Device Compatibility
Calm works on iOS, Android, and web browsers. Beyond that, compatibility gets limited. The Apple Watch version lets you play daily content and track mindful minutes but doesn’t sync with your account. The Wear OS version offers mood check-ins, breathing exercises, and a selection of meditations and sleep stories, also without syncing. You can cast content to a TV through Google Chromecast, and a limited selection is available on Apple TV, though neither supports account login. Some Calm content is also available on Spotify if you prefer that interface.
The lack of full syncing across devices is a genuine annoyance if you switch between your phone, watch, and smart speaker regularly. Your progress and preferences don’t carry over to most secondary devices.
Who Gets the Most Value
Calm delivers the strongest return for two groups: people who struggle with sleep and people who want a low-friction daily meditation habit. The sleep story library is genuinely unique and deep enough to keep you engaged for months without repeats. The Daily Calm provides a reason to open the app every morning, which helps with consistency.
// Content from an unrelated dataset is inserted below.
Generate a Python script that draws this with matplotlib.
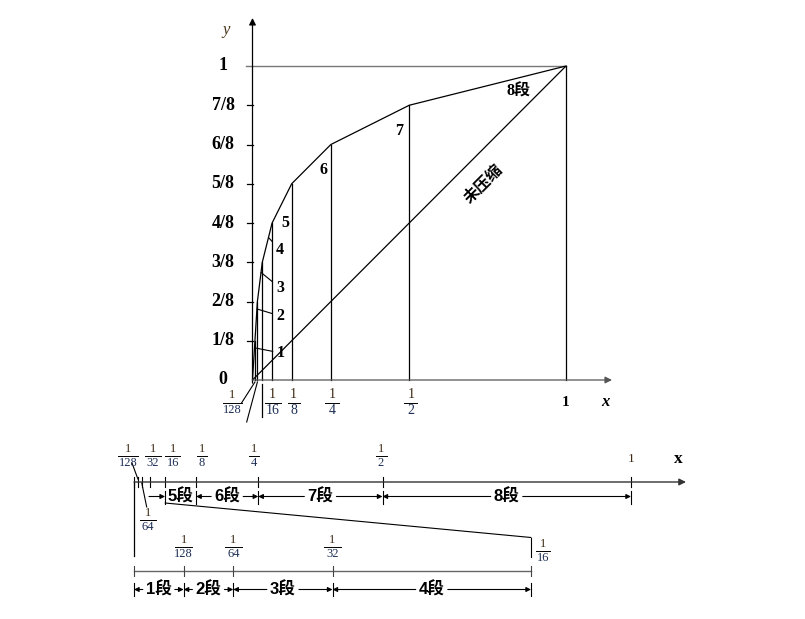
import matplotlib
matplotlib.use("Agg")
import matplotlib.pyplot as plt
from matplotlib.patches import ConnectionPatch
from matplotlib.transforms import blended_transform_factory

W, H = 805, 619

# A-law 13-segment curve: segment end points
seg_x = [0, 1/128, 1/64, 1/32, 1/16, 1/8, 1/4, 1/2, 1]
seg_y = [0, 1/8, 2/8, 3/8, 4/8, 5/8, 6/8, 7/8, 1]
y_labels = ["0", "1/8", "2/8", "3/8", "4/8", "5/8", "6/8", "7/8", "1"]
seg_names = ["1", "2", "3", "4", "5", "6", "7", "8段"]

# x fraction labels of the main plot
main_frac_val = [1/128, 1/16, 1/8, 1/4, 1/2]
main_frac_den = ["128", "16", "8", "4", "2"]

# upper number line (0..1) and magnified lower one (0..1/16)
top_edges = [1/16, 1/8, 1/4, 1/2, 1]
top_names = ["5段", "6段", "7段", "8段"]
top_frac_den = ["128", "32", "16", "8", "4", "2"]
low_edges = [0, 1/128, 1/64, 1/32, 1/16]
low_names = ["1段", "2段", "3段", "4段"]
low_frac_den = ["128", "64", "32"]

plt.rcParams["font.family"] = ["Liberation Serif", "Noto Sans CJK SC"]
NUM_C, DEN_C = "#3c2a14", "#1e2f55"

fig = plt.figure(figsize=(W / 100, H / 100), dpi=100)


def px_axes(x0, x1, y0, y1, xlim, ylim):
    a = fig.add_axes([x0 / W, 1 - y0 / H, (x1 - x0) / W, (y0 - y1) / H])
    a.set_xlim(*xlim)
    a.set_ylim(*ylim)
    a.axis("off")
    return a


pax = px_axes(0, W, H, 0, (0, W), (H, 0))


def frac(a, tr, x, yline, den, size, halfw):
    a.text(x, yline - 1.2, "1", transform=tr, ha="center", va="bottom",
           fontsize=size, color=NUM_C)
    a.text(x, yline + 1.2, den, transform=tr, ha="center", va="top",
           fontsize=size, color=DEN_C)
    a.plot([x - halfw, x + halfw], [yline, yline], transform=tr,
           color="k", lw=0.7, clip_on=False)


# ---------------- main curve ----------------
sx, sy = 313.5, 314.0
ax = px_axes(252.5, 566, 380, 66, (0, 1), (0, 1))
tm = blended_transform_factory(ax.transData, pax.transData)
arr = dict(arrowstyle="-|>", color="k", lw=0.9, mutation_scale=10, shrinkA=0, shrinkB=0)
ax.annotate("", xy=(0, 362 / sy), xytext=(0, -0.01), arrowprops=arr, annotation_clip=False)
ax.annotate("", xy=(359.5 / sx, 0), xytext=(0, 0), arrowprops=dict(arr, color="#555"),
            annotation_clip=False)

for v in seg_y[1:-1]:
    ax.plot([-6 / sx, 0], [v, v], color="k", lw=0.9, clip_on=False)
ax.plot([-7 / sx, 1], [1, 1], color="#777", lw=1.0, clip_on=False)
for v, s in zip(seg_y, y_labels):
    ax.text(-29.5 / sx, v, s, ha="center", va="center", fontsize=13, fontweight="bold")

ax.plot(seg_x, seg_y, color="k", lw=0.9, clip_on=False)
for xv, yv in zip(seg_x[1:], seg_y[1:]):
    ax.plot([xv, xv], [0, yv], color="k", lw=0.9, clip_on=False)
ax.plot([0, 1], [0, 1], color="k", lw=0.9)

name_pos = [(0.091, 0.086), (0.088, 0.204), (0.088, 0.293), (0.088, 0.414),
            (0.104, 0.500), (0.225, 0.669), (0.467, 0.793), (0.850, 0.917)]
lead_t = [0.82, 0.81, 0.74, 0.63]
for i, (nm, p) in enumerate(zip(seg_names, name_pos)):
    if i < 4:
        t = lead_t[i]
        tgt = (seg_x[i] + t * (seg_x[i + 1] - seg_x[i]), seg_y[i] + t * (seg_y[i + 1] - seg_y[i]))
        ax.annotate(nm, xy=tgt, xytext=p, ha="center", va="center", fontsize=11.5,
                    fontweight="bold",
                    arrowprops=dict(arrowstyle="-", lw=0.8, color="k", shrinkA=1, shrinkB=0))
    else:
        ax.text(p[0], p[1], nm, ha="center", va="center", fontsize=11.5, fontweight="bold")

ax.text(0.735, 0.627, "未压缩", rotation=45, ha="center", va="center", fontsize=11.5,
        fontweight="bold", family="Noto Sans CJK SC")

frac_x = [-0.065, 0.0645, 0.131, 0.253, 0.505]
frac_w = [9.5, 8, 6, 7, 6.5]
for xv, d, w in zip(frac_x, main_frac_den, frac_w):
    frac(ax, tm, xv, 402.5, d, 9 if d == "128" else 10, w / sx)
ax.text(1, 402, "1", transform=tm, ha="center", va="center", fontsize=11, fontweight="bold")
ax.text(352.5 / sx, 402, "x", transform=tm, ha="center", va="center", fontsize=12,
        fontweight="bold", style="italic")
ax.text(-26.5 / sx, 30, "y", transform=tm, ha="center", va="center", fontsize=12,
        style="italic", color="#4a3418")
ax.plot([1/32, 1/32], [384, 417], transform=tm, color="k", lw=0.9, clip_on=False)
ax.plot([1/128, -10.8 / sx], [382, 402.7], transform=tm, color="k", lw=0.8, clip_on=False)
ax.plot([1/64, -5.8 / sx], [382, 422], transform=tm, color="k", lw=0.8, clip_on=False)

# ---------------- upper number line ----------------
s2 = 497.0
ax2 = px_axes(134, 631, H, 0, (0, 1), (H, 0))
dim = dict(arrowstyle="-|>", color="k", lw=0.8, mutation_scale=7, shrinkA=0, shrinkB=0)
seg_font = dict(fontsize=12, fontweight="bold", family=["Liberation Sans", "Noto Sans CJK SC"])
ax2.annotate("", xy=(552 / s2, 482), xytext=(0, 482), arrowprops=dict(arr, color="#333", lw=1.0),
             annotation_clip=False)
for v in seg_x:
    ax2.plot([v, v], [477, 487], color="k", lw=0.8, clip_on=False)
for v in top_edges:
    ax2.plot([v, v], [491, 504], color="k", lw=0.8, clip_on=False)
ax2.plot([0, 0], [482, 556], color="k", lw=0.9, clip_on=False)

g2 = 16 / s2
for a, b, nm in zip(top_edges[:-1], top_edges[1:], top_names):
    mid = (a + b) / 2
    ax2.text(mid, 496.5, nm, ha="center", va="center", **seg_font)
    if nm == "5段":
        ax2.annotate("", xy=(a, 496.5), xytext=(15 / s2, 496.5), arrowprops=dim,
                     annotation_clip=False)
    else:
        ax2.annotate("", xy=(a, 496.5), xytext=(mid - g2, 496.5), arrowprops=dim,
                     annotation_clip=False)
        ax2.annotate("", xy=(b, 496.5), xytext=(mid + g2, 496.5), arrowprops=dim,
                     annotation_clip=False)

top_frac_x = [-0.012, 0.038, 0.078, 0.137, 0.241, 0.497]
top_frac_w = [10, 8, 7.5, 5, 5, 5.5]
for xv, d, w in zip(top_frac_x, top_frac_den, top_frac_w):
    frac(ax2, ax2.transData, xv, 456, d, 9, w / s2)
ax2.text(1, 459, "1", ha="center", va="center", fontsize=9.5, color=NUM_C)
ax2.text(544 / s2, 459, "x", ha="center", va="center", fontsize=12.5, fontweight="bold")
frac(ax2, ax2.transData, 0.0282, 520, "64", 9, 8 / s2)
ax2.plot([1/64, 12.7 / s2], [483, 507], color="k", lw=0.8, clip_on=False)
ax2.plot([-2 / s2, 1/128], [463, 479], color="k", lw=0.8, clip_on=False)

# ---------------- magnified lower line ----------------
s3 = 397.0 * 16
ax3 = px_axes(134, 531, H, 0, (0, 1/16), (H, 0))
ax3.plot([0, 1/16], [571, 571], color="#666", lw=1.0, clip_on=False)
for v in low_edges:
    ax3.plot([v, v], [566, 576], color="#444", lw=0.8, clip_on=False)
    ax3.plot([v, v], [583, 596], color="k", lw=0.8, clip_on=False)
ax3.plot([1/16, 1/16], [537.5, 557], color="k", lw=0.8, clip_on=False)
g3 = 16 / s3
for a, b, nm in zip(low_edges[:-1], low_edges[1:], low_names):
    mid = (a + b) / 2
    ax3.text(mid, 589.5, nm, ha="center", va="center", **seg_font)
    ax3.annotate("", xy=(a, 589.5), xytext=(mid - g3, 589.5), arrowprops=dim,
                 annotation_clip=False)
    ax3.annotate("", xy=(b, 589.5), xytext=(mid + g3, 589.5), arrowprops=dim,
                 annotation_clip=False)
for v, d in zip(low_edges[1:4], low_frac_den):
    frac(ax3, ax3.transData, v, 547, d, 9, 8.5 / s3)
frac(ax3, ax3.transData, 409 / s3, 551, "16", 9, 7 / s3)

con = ConnectionPatch(xyA=(1/16, 503), coordsA=ax2.transData, xyB=(1/16, 537.5),
                      coordsB=ax3.transData, color="k", lw=0.8)
fig.add_artist(con)

fig.savefig("out.png", dpi=100)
It’s a harder sell if you’re primarily interested in learning meditation technique, want structured anxiety management tools, or need content for young children. Other apps serve those needs better. And if you meditate a few times a month at most, the free version (of Calm or any competitor) gives you everything you need. The subscription is worth it when you use it often enough that the cost works out to pocket change per session. At $69.99 a year, daily use costs about 19 cents a day. Weekly use costs $1.35 a session. Only you know which side of that line you’ll land on.